\subsection{Measuring Congestion Performance}

\subsubsection{Introducing Netgauge}

To show the benefit of this work, a benchmark had to be developed to
measure the performance of the ESP protocol specifically in the
presence of network congestion. As a starting point for this
benchmark, ``Netgauge'' was chosen, a network performance analysis
tool developed here at the chair of computer architecture.

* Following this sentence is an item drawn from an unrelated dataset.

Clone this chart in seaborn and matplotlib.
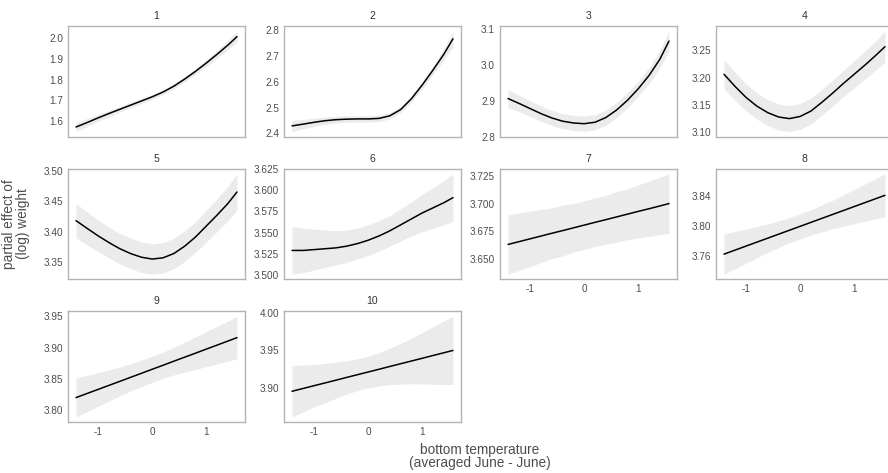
import numpy as np
import pandas as pd
import matplotlib
matplotlib.use("Agg")
import matplotlib.pyplot as plt
import seaborn as sns

temp = [-1.41, -1.2, -1.0, -0.8, -0.6, -0.4, -0.2, 0.0, 0.2, 0.4, 0.6, 0.8, 1.0, 1.2, 1.4, 1.57]

ages = [1, 2, 3, 4, 5, 6, 7, 8, 9, 10]

# partial effect (fit) and standard error per age panel
fit_1 = [1.572, 1.594, 1.616, 1.637, 1.657, 1.677, 1.697, 1.717, 1.740, 1.768, 1.802, 1.839, 1.879, 1.921, 1.965, 2.006]
se_1 = [0.022, 0.019, 0.017, 0.015, 0.014, 0.013, 0.012, 0.012, 0.012, 0.012, 0.013, 0.014, 0.016, 0.018, 0.022, 0.027]
fit_2 = [2.429, 2.436, 2.443, 2.449, 2.453, 2.455, 2.456, 2.456, 2.458, 2.468, 2.492, 2.534, 2.587, 2.645, 2.706, 2.766]
se_2 = [0.022, 0.018, 0.016, 0.014, 0.013, 0.012, 0.012, 0.012, 0.012, 0.012, 0.012, 0.013, 0.014, 0.017, 0.022, 0.030]
fit_3 = [2.906, 2.892, 2.878, 2.864, 2.852, 2.843, 2.838, 2.836, 2.840, 2.853, 2.874, 2.901, 2.933, 2.970, 3.015, 3.066]
se_3 = [0.025, 0.023, 0.022, 0.021, 0.021, 0.021, 0.021, 0.021, 0.021, 0.021, 0.021, 0.021, 0.021, 0.022, 0.024, 0.028]
fit_4 = [3.206, 3.183, 3.163, 3.147, 3.135, 3.127, 3.124, 3.128, 3.138, 3.154, 3.171, 3.189, 3.206, 3.223, 3.241, 3.257]
se_4 = [0.027, 0.026, 0.025, 0.024, 0.024, 0.024, 0.024, 0.024, 0.024, 0.024, 0.024, 0.024, 0.025, 0.026, 0.027, 0.029]
fit_5 = [3.418, 3.405, 3.393, 3.382, 3.372, 3.364, 3.358, 3.355, 3.357, 3.364, 3.376, 3.391, 3.409, 3.427, 3.446, 3.465]
se_5 = [0.028, 0.027, 0.026, 0.025, 0.025, 0.025, 0.025, 0.025, 0.025, 0.025, 0.025, 0.025, 0.026, 0.027, 0.028, 0.030]
fit_6 = [3.529, 3.529, 3.530, 3.531, 3.532, 3.534, 3.537, 3.541, 3.546, 3.552, 3.559, 3.566, 3.573, 3.579, 3.585, 3.591]
se_6 = [0.028, 0.026, 0.024, 0.022, 0.020, 0.019, 0.018, 0.018, 0.018, 0.018, 0.019, 0.020, 0.022, 0.024, 0.026, 0.028]
fit_7 = [3.663, 3.6656, 3.6681, 3.6706, 3.6731, 3.6755, 3.678, 3.6805, 3.683, 3.6854, 3.6879, 3.6904, 3.6929, 3.6953, 3.6978, 3.700]
se_7 = [0.027, 0.026, 0.025, 0.024, 0.023, 0.023, 0.022, 0.022, 0.022, 0.022, 0.023, 0.023, 0.024, 0.025, 0.026, 0.027]
fit_8 = [3.762, 3.7676, 3.7729, 3.7782, 3.7835, 3.7888, 3.7941, 3.7994, 3.8047, 3.810, 3.8153, 3.8206, 3.8259, 3.8312, 3.8365, 3.841]
se_8 = [0.027, 0.025, 0.023, 0.021, 0.019, 0.018, 0.017, 0.017, 0.017, 0.018, 0.019, 0.021, 0.023, 0.025, 0.027, 0.029]
fit_9 = [3.820, 3.8268, 3.8332, 3.8396, 3.846, 3.8525, 3.8589, 3.8654, 3.8718, 3.8783, 3.8847, 3.8911, 3.8976, 3.904, 3.9105, 3.916]
se_9 = [0.031, 0.029, 0.027, 0.025, 0.023, 0.022, 0.021, 0.021, 0.021, 0.022, 0.024, 0.026, 0.028, 0.030, 0.032, 0.034]
fit_10 = [3.896, 3.8998, 3.9034, 3.907, 3.9106, 3.9143, 3.9179, 3.9215, 3.9251, 3.9288, 3.9324, 3.936, 3.9396, 3.9433, 3.9469, 3.950]
se_10 = [0.034, 0.031, 0.028, 0.026, 0.024, 0.022, 0.021, 0.021, 0.022, 0.024, 0.027, 0.030, 0.034, 0.038, 0.042, 0.045]

fits = [fit_1, fit_2, fit_3, fit_4, fit_5, fit_6, fit_7, fit_8, fit_9, fit_10]
ses = [se_1, se_2, se_3, se_4, se_5, se_6, se_7, se_8, se_9, se_10]

# y tick positions per panel
yticks = [
    [1.6, 1.7, 1.8, 1.9, 2.0],
    [2.4, 2.5, 2.6, 2.7, 2.8],
    [2.8, 2.9, 3.0, 3.1],
    [3.10, 3.15, 3.20, 3.25],
    [3.35, 3.40, 3.45, 3.50],
    [3.500, 3.525, 3.550, 3.575, 3.600, 3.625],
    [3.650, 3.675, 3.700, 3.725],
    [3.76, 3.80, 3.84],
    [3.80, 3.85, 3.90, 3.95],
    [3.90, 3.95, 4.00],
]

rows = []
for age, f, s in zip(ages, fits, ses):
    for t, v, e in zip(temp, f, s):
        rows.append({"age": age, "temp": t, "fit": v, "lo": v - e, "hi": v + e})
df = pd.DataFrame(rows)

sns.set_style("white")
plt.rcParams["font.family"] = ["Liberation Sans", "DejaVu Sans"]
plt.rcParams["axes.formatter.useoffset"] = False
plt.rcParams["axes.unicode_minus"] = False

grey_txt = "#4d4d4d"
border = "#b3b3b3"


def draw_smooth(data, **kws):
    ax = plt.gca()
    ax.fill_between(data["temp"], data["lo"], data["hi"], color="#ebebeb", lw=0)
    sns.lineplot(data=data, x="temp", y="fit", ax=ax, color="black", lw=1.1,
                 estimator=None, sort=False)
    # ggplot-style 5% expansion of the y range
    lo, hi = data["lo"].min(), data["hi"].max()
    pad = (hi - lo) * 0.05
    ax.set_ylim(lo - pad, hi + pad)


g = sns.FacetGrid(df, col="age", col_wrap=4, sharey=False, sharex=True,
                  height=1.5, aspect=1.4, despine=False)
g.map_dataframe(draw_smooth)
g.set_titles("{col_name}", size=7.5, color="#333333", pad=5)
g.set_axis_labels("", "")

xr = max(temp) - min(temp)
for ax, yt in zip(g.axes.flat, yticks):
    ax.set_xlim(min(temp) - 0.05 * xr, max(temp) + 0.05 * xr)
    ax.set_xticks([-1, 0, 1])
    ax.set_yticks(yt)
    ax.tick_params(labelsize=7.2, colors=grey_txt, length=2, width=0.6,
                   pad=1.5, color="#888888")
    for sp in ax.spines.values():
        sp.set_color(border)
        sp.set_linewidth(1.0)

fig = g.figure
fig.set_size_inches(8.88, 4.73)
fig.subplots_adjust(left=68 / 888, right=893 / 888, top=1 - 26 / 473,
                    bottom=1 - 422 / 473, wspace=0.22, hspace=0.29)

fig.text(16 / 888, 1 - 224 / 473, "partial effect of\n(log) weight", rotation=90,
         ha="center", va="center", fontsize=9.8, color=grey_txt, linespacing=0.95)
fig.text(480 / 888, 1 - 443 / 473, "bottom temperature\n(averaged June - June)",
         ha="center", va="top", fontsize=9.8, color=grey_txt, linespacing=0.95)

fig.savefig("out.png", dpi=100)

Netgauge had to be extended to be capable of provoking network
congestion in a cluster environment, because its behavior, when given
a set of peers to measure bandwidth between, was to split them in two
equal-sized groups at random, assigning each peer in one group a
partner in the other group and average out the network performance
between each of these pairs, thus measuring bisection bandwidth. This
scheme of operation does not generate any network congestion in a
cluster environment, as explained in section~\ref{network-congestion}.

\begin{figure}
  \centering
  \input{graphics/netgauge/netgauge-structure.pdf_t}
  \caption[The structure of Netgauge]{The structure of Netgauge. A
    component being on top of another means that it makes use of
    services supplied by the lower component. Among the modules and
    patterns only one may be chosen for a actual run of the
    benchmark.}
  \label{fig:netgauge-structure}
\end{figure}

Therefore Netgauge had to be reworked so it can use different
communication patterns. Netgauge now is organized as a framework
supporting the development of two kinds of components: transport
modules and communication patterns, where every communication pattern
can use any transport module for doing the actual data transmission.
The architecture is shown in figure \ref{fig:netgauge-structure}.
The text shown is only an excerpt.